The first schools in the modern world were established in the time of the Industrial Revolution. Prior to this time, parents and children spent time together in the fields. Once work moved to factories, parents had to leave for work, and someone needed to take care of their children. That lead to a dynamic shift in education – rather than just experiential learning in the field, students met in formal classrooms. There wasn’t an established curriculum yet so educators wondered what to teach these kids? What would these children do when they grew up? They determined that they would take the jobs of their parents in the factories and assembly lines, and therefore, they needed discipline, patience, literacy and basic math skills.
Since that time, the world has drastically changed, and today, we do not know what awaits current graduates. Nobody knows what future professions will look like, and robots will continue to replace humans in many fields. An example of this can be seen in the banking industry, where many employees have been replaced by applications and independent banking.
Knowledge, which was once unique to adults, and needed to be transmitted through them to students in a classroom, is now accessible to all at the swipe of a finger. It is common for students to correct teachers, as they have equal access to knowledge and information. We also understand that students have multiple intelligences, and what works for one child will not necessarily be appropriate for her friend in the classroom.

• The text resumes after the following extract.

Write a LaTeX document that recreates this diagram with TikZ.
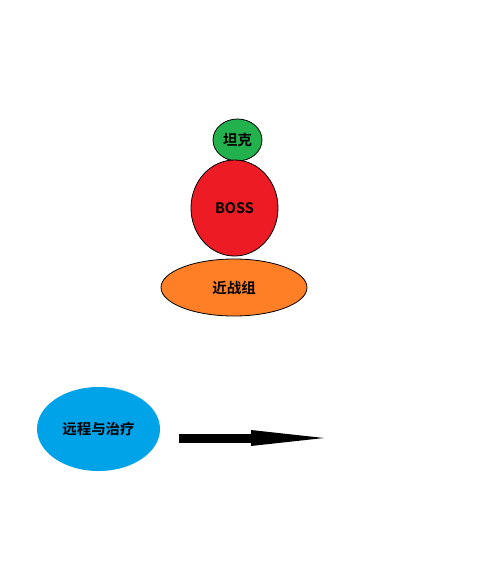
\documentclass[tikz,border=0pt]{standalone}
\usepackage{fontspec}
\newfontfamily\cjk{Noto Sans CJK SC}[BoldFont={* Bold}]
\usepackage{tikz}
\usetikzlibrary{arrows.meta, shapes.geometric}
\definecolor{tankgreen}{RGB}{34,177,76}
\definecolor{bossred}{RGB}{237,28,36}
\definecolor{meleeorange}{RGB}{255,127,39}
\definecolor{rangeblue}{RGB}{0,162,232}

\begin{document}
\begin{tikzpicture}[
  x=1pt, y=-1pt,
  blob/.style={ellipse, draw=black, line width=0.8pt, inner sep=0pt,
               font=\cjk\bfseries\fontsize{14.5}{16}\selectfont},
  move/.style={line width=9pt, draw=black,
               -{Triangle[length=73pt, width=16pt, line width=0pt]}}]

  \useasboundingbox (0,0) rectangle (496,579);

  % --- the boss and the units stacked round it
  \node[blob, fill=tankgreen, minimum width=49pt, minimum height=42pt]
    (tank) at (237.5,140) {坦克};
  \node[blob, fill=bossred, minimum width=87pt, minimum height=96pt]
    (boss) at (234.5,208) {BOSS};
  \node[blob, fill=meleeorange, minimum width=146pt, minimum height=57pt]
    (melee) at (234,287.5) {近战组};

  % --- ranged group moving in
  \node[blob, draw=none, fill=rangeblue, minimum width=123pt, minimum height=84pt]
    (range) at (98.5,429) {远程与治疗};
  \coordinate (tail) at (179,438);
  \coordinate (head) at (324,438);
  \draw[move] (tail) -- (head);
\end{tikzpicture}
\end{document}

These understandings are universal in the field of education, and as a result, an ongoing conversation has begun about the need for changing our schools and adapting them to the 21st century. This discussion involves researchers, regulators, and practitioners in the field. The rationale is always identical: the knowledge revolution, rapid technological developments and the constantly changing workplace have all impacted our view of education and the skills we must provide to students so that they are well-prepared for the future. Other systems have changed and adapted – hospitals, the business community, public policy – while the education system has remained the way it has been for centuries. How do we train tomorrow’s leaders for an ever-evolving and innovating world when many education models are stuck in the past? If the accessibility and attitudes toward knowledge have changed, and the world awaiting our students is now different, then the path to get them there must change as well. It is unreasonable to expect different results when we use the exact same methodologies.
In an attempt to meet the ever-changing needs and begin adapting the educational system to the needs of a new era, multiple and varied approaches to learning have been developed, including flipped classrooms, creative use of space, project-based learning, synchronized learning, experiential learning, design thinking and more.

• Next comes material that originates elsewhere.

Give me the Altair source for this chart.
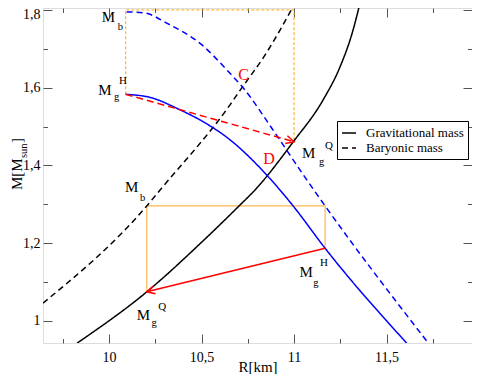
import math
import altair as alt
import pandas as pd

FONT = "Liberation Serif"
W, H = 429, 335
X_DOM = [9.643, 11.962]
Y_DOM = [0.9434, 1.805]

# ---------------- data ----------------
# quark branch, gravitational mass (black solid)
qg_R = [9.827, 10.204, 10.508, 10.703, 10.789, 10.996, 11.157, 11.249, 11.314, 11.361]
qg_M = [0.943, 1.075, 1.206, 1.296, 1.337, 1.461, 1.5685, 1.654, 1.740, 1.826]
# quark branch, baryonic mass (black dashed)
qb_R = [9.643, 10.204, 10.276, 10.654, 10.708, 10.843, 11.015]
qb_M = [1.046, 1.296, 1.337, 1.556, 1.593, 1.684, 1.826]
# hadronic branch, gravitational mass (blue solid)
hg_R = [10.090, 10.222, 10.384, 10.492, 10.654, 10.852, 10.995, 11.168, 11.609]
hg_M = [1.583, 1.575, 1.543, 1.517, 1.466, 1.3756, 1.296, 1.187, 0.943]
# hadronic branch, baryonic mass (blue dashed)
hb_R = [10.095, 10.195, 10.312, 10.492, 10.654, 10.726, 10.881, 11.050, 11.168, 11.726]
hb_M = [1.795, 1.792, 1.766, 1.714, 1.637, 1.599, 1.495, 1.376, 1.296, 0.943]

# orange guide lines
os_R = [10.204, 10.204, 11.168, 11.168]
os_M = [1.075, 1.296, 1.296, 1.187]
od_R = [10.090, 10.090, 11.0, 11.0]
od_M = [1.583, 1.800, 1.800, 1.461]

# red arrows: [start, end]
ra_solid_R = [11.168, 10.204]
ra_solid_M = [1.187, 1.075]
ra_dash_R = [10.090, 11.0]
ra_dash_M = [1.583, 1.461]

# annotations (data coordinates of the text baseline start)
big_txt = ["M", "M", "M", "M", "M", "M"]
big_R = [9.961, 9.942, 11.043, 10.086, 10.150, 11.029]
big_M = [1.769, 1.581, 1.419, 1.333, 1.003, 1.112]
sub_txt = ["b", "g", "g", "b", "g", "g"]
sub_R = [10.047, 10.027, 11.135, 10.168, 10.230, 11.104]
sub_M = [1.749, 1.568, 1.401, 1.309, 0.987, 1.090]
sup_txt = ["H", "Q", "Q", "H"]
sup_R = [10.054, 11.168, 10.266, 11.141]
sup_M = [1.610, 1.443, 1.028, 1.142]
red_txt = ["C", "D"]
red_R = [10.699, 10.834]
red_M = [1.620, 1.403]

x_major = [10, 10.5, 11, 11.5]
x_minor = [9.75, 10.25, 10.75, 11.25, 11.75]
y_major = [1, 1.2, 1.4, 1.6, 1.8]
y_minor = [1.1, 1.3, 1.5, 1.7]

# ---------------- build tables ----------------
rows = []
for name, kind, Rs, Ms in [
    ("q_grav", "Gravitational mass", qg_R, qg_M),
    ("q_bary", "Baryonic mass", qb_R, qb_M),
    ("h_grav", "Gravitational mass", hg_R, hg_M),
    ("h_bary", "Baryonic mass", hb_R, hb_M),
]:
    for i, (r, m) in enumerate(zip(Rs, Ms)):
        rows.append(dict(curve=name, kind=kind, R=r, M=m, i=i))
df_curves = pd.DataFrame(rows)


def path_df(Rs, Ms):
    return pd.DataFrame({"R": Rs, "M": Ms, "i": list(range(len(Rs)))})


xs = alt.Scale(domain=X_DOM, nice=False, zero=False)
ys = alt.Scale(domain=Y_DOM, nice=False, zero=False)
X = alt.X("R:Q", scale=xs, axis=None)
Y = alt.Y("M:Q", scale=ys, axis=None)

kx = W / (X_DOM[1] - X_DOM[0])
ky = H / (Y_DOM[1] - Y_DOM[0])


def head_angle(Rs, Ms):
    dx = (Rs[1] - Rs[0]) * kx
    dy = -(Ms[1] - Ms[0]) * ky
    return math.degrees(math.atan2(dy, dx)) % 360


df_heads = pd.DataFrame({
    "R": [ra_solid_R[1], ra_dash_R[1]],
    "M": [ra_solid_M[1], ra_dash_M[1]],
    "ang": [head_angle(ra_solid_R, ra_solid_M), head_angle(ra_dash_R, ra_dash_M)],
})

curves = alt.Chart(df_curves).mark_line(clip=True, strokeWidth=1.5, interpolate="monotone").encode(
    x=X, y=Y,
    detail="curve:N",
    order="i:Q",
    color=alt.Color("curve:N", scale=alt.Scale(
        domain=["q_grav", "q_bary", "h_grav", "h_bary"],
        range=["#000000", "#000000", "#0000ff", "#0000ff"]), legend=None),
    strokeDash=alt.StrokeDash("kind:N", scale=alt.Scale(
        domain=["Gravitational mass", "Baryonic mass"], range=[[1, 0], [6, 4]]),
        legend=alt.Legend(title=None, orient="none", legendX=294, legendY=113,
                          symbolType="stroke", symbolSize=196, symbolStrokeWidth=1.5,
                          symbolStrokeColor="black", labelFont=FONT, labelFontSize=13,
                          labelColor="black", strokeColor="black", fillColor="white",
                          padding=4, rowPadding=-1, labelOffset=9, labelLimit=300,
                          cornerRadius=0)),
)

orange_solid = alt.Chart(path_df(os_R, os_M)).mark_line(color="#ffb84d", strokeWidth=1.2, clip=True).encode(
    x=X, y=Y, order="i:Q")
orange_dash = alt.Chart(path_df(od_R, od_M)).mark_line(color="#ffa500", strokeWidth=1, strokeDash=[3, 2], clip=True).encode(
    x=X, y=Y, order="i:Q")
red_solid = alt.Chart(path_df(ra_solid_R, ra_solid_M)).mark_line(color="#ff0000", strokeWidth=1.5).encode(
    x=X, y=Y, order="i:Q")
red_dash = alt.Chart(path_df(ra_dash_R, ra_dash_M)).mark_line(color="#ff0000", strokeWidth=1.5, strokeDash=[7, 4]).encode(
    x=X, y=Y, order="i:Q")
heads = alt.Chart(df_heads).mark_point(shape="M -1 -0.5 L 0 0 L -1 0.5", filled=False, color="#ff0000",
                                       strokeWidth=1.5, size=256, opacity=1).encode(
    x=X, y=Y, angle=alt.Angle("ang:Q", scale=None))


def text_layer(txt, Rs, Ms, size, color="black"):
    d = pd.DataFrame({"t": txt, "R": Rs, "M": Ms})
    return alt.Chart(d).mark_text(font=FONT, fontSize=size, color=color, align="left",
                                  baseline="alphabetic").encode(x=X, y=Y, text="t:N")


t_big = text_layer(big_txt, big_R, big_M, 15)
t_sub = text_layer(sub_txt, sub_R, sub_M, 10.5)
t_sup = text_layer(sup_txt, sup_R, sup_M, 11)
t_red = text_layer(red_txt, red_R, red_M, 16, "#ff0000")


# y-axis title with subscript (rotated text pieces)
def ytitle_piece(txt, size, px, py):
    return alt.Chart(pd.DataFrame({"t": [txt]})).mark_text(
        font=FONT, fontSize=size, angle=270, align="left", baseline="alphabetic", color="black"
    ).encode(x=alt.value(px), y=alt.value(py), text="t:N")


yt1 = ytitle_piece("M[M", 15, -21, 182)
yt2 = ytitle_piece("sun", 10.5, -16, 150)
yt3 = ytitle_piece("]", 15, -21, 135)

# axes: labels and inward ticks
dummy = pd.DataFrame({"R": [10.0], "M": [1.0]})
LABEL_EXPR = "replace(format(datum.value, '~g'), '.', ',')"

axis_labels = alt.Chart(dummy).mark_point(opacity=0).encode(
    x=alt.X("R:Q", scale=xs, axis=alt.Axis(
        orient="bottom", values=x_major, ticks=False, domain=False, grid=False,
        labelExpr=LABEL_EXPR, labelFont=FONT, labelFontSize=14, labelColor="black",
        labelPadding=7, title="R[km]", titleFont=FONT, titleFontSize=15,
        titleFontWeight="normal", titleColor="black", titleBaseline="alphabetic",
        titleY=28)),
    y=alt.Y("M:Q", scale=ys, axis=alt.Axis(
        orient="left", values=y_major, ticks=False, domain=False, grid=False,
        labelExpr=LABEL_EXPR, labelFont=FONT, labelFontSize=14, labelColor="black",
        labelPadding=3, title=None,
        labelOffset={"condition": {"test": "datum.value > 1.79", "value": 5}, "value": 0})),
)


def tick_layer(xo, yo, xoff, yoff, xv, yv, size):
    return alt.Chart(dummy).mark_point(opacity=0).encode(
        x=alt.X("R:Q", scale=xs, axis=alt.Axis(
            orient=xo, offset=xoff, values=xv, ticks=True, tickSize=size, tickColor="#555555",
            tickWidth=1, labels=False, domain=False, grid=False, title=None)),
        y=alt.Y("M:Q", scale=ys, axis=alt.Axis(
            orient=yo, offset=yoff, values=yv, ticks=True, tickSize=size, tickColor="#555555",
            tickWidth=1, labels=False, domain=False, grid=False, title=None)),
    )


ticks = [
    tick_layer("top", "right", -H, -W, x_major, y_major, 9),
    tick_layer("top", "right", -H, -W, x_minor, y_minor, 4.5),
    tick_layer("bottom", "left", -H, -W, x_major, y_major, 9),
    tick_layer("bottom", "left", -H, -W, x_minor, y_minor, 4.5),
]

chart = alt.layer(
    axis_labels, *ticks,
    orange_dash, orange_solid, curves, red_dash, red_solid, heads,
    t_big, t_sub, t_sup, t_red, yt1, yt2, yt3,
).resolve_axis(x="independent", y="independent").properties(
    width=W, height=H,
    autosize=alt.AutoSizeParams(type="none"),
    padding={"left": 35, "top": 0, "right": 0, "bottom": 31},
).configure_view(stroke="black", strokeWidth=1).configure(background="white")

chart.save("out.html", embed_options={"renderer": "svg", "actions": False})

At AMIT, the premier education network in Israel, we put a heavy emphasis on this. We’re responsible for educating the country’s future leaders. As a result, we’ve started the Gogya initiative, which attempts to provide a system-wide, comprehensive cultural change with the aim of impacting all elements of the school.

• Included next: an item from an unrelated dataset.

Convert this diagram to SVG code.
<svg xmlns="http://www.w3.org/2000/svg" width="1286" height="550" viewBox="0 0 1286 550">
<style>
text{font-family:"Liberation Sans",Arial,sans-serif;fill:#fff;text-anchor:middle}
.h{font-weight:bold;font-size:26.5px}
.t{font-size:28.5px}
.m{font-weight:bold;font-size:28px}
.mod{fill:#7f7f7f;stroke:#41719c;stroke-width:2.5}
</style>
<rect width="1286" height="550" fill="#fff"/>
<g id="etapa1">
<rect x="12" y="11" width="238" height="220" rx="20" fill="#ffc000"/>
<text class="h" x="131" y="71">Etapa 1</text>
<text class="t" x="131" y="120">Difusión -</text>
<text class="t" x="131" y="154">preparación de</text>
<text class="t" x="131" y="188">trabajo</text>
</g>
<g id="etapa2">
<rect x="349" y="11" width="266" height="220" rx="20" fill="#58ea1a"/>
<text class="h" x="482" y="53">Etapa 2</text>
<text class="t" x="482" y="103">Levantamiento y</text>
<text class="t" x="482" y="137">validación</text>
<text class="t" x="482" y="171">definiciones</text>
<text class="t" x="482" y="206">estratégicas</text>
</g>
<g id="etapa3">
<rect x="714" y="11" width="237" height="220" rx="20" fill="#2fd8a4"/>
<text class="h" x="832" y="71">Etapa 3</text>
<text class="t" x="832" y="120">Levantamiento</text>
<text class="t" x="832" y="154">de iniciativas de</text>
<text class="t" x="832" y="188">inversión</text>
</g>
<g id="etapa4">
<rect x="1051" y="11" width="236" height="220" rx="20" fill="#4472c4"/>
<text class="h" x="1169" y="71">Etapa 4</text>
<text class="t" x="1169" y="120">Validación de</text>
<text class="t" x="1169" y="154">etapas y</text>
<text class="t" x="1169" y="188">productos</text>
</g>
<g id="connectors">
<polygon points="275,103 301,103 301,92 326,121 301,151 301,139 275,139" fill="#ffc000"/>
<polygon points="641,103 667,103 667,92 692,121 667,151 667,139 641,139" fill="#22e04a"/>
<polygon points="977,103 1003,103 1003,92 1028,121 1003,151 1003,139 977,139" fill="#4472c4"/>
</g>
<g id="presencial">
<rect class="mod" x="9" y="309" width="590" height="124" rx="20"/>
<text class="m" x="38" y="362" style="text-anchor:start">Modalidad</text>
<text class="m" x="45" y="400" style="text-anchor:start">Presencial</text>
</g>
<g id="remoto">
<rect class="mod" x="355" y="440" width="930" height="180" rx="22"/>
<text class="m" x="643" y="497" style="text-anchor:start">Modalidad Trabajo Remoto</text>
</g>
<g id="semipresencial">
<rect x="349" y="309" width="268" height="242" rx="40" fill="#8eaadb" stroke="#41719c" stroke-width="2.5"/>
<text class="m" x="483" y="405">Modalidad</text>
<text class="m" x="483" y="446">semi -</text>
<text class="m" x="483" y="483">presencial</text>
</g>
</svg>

We focus on six key areas:
- Identity and values
- School culture
- Teaching methods
- Alternative assessment
- Environment and structure
This approach allows for teachers and students to work in a more comprehensive and interactive manner, creating a new framework and understanding of learning and teaching. My upcoming posts will focus on each of the components mentioned above, exploring them, understanding what stands behind them, and learning about their applications in the field through examples.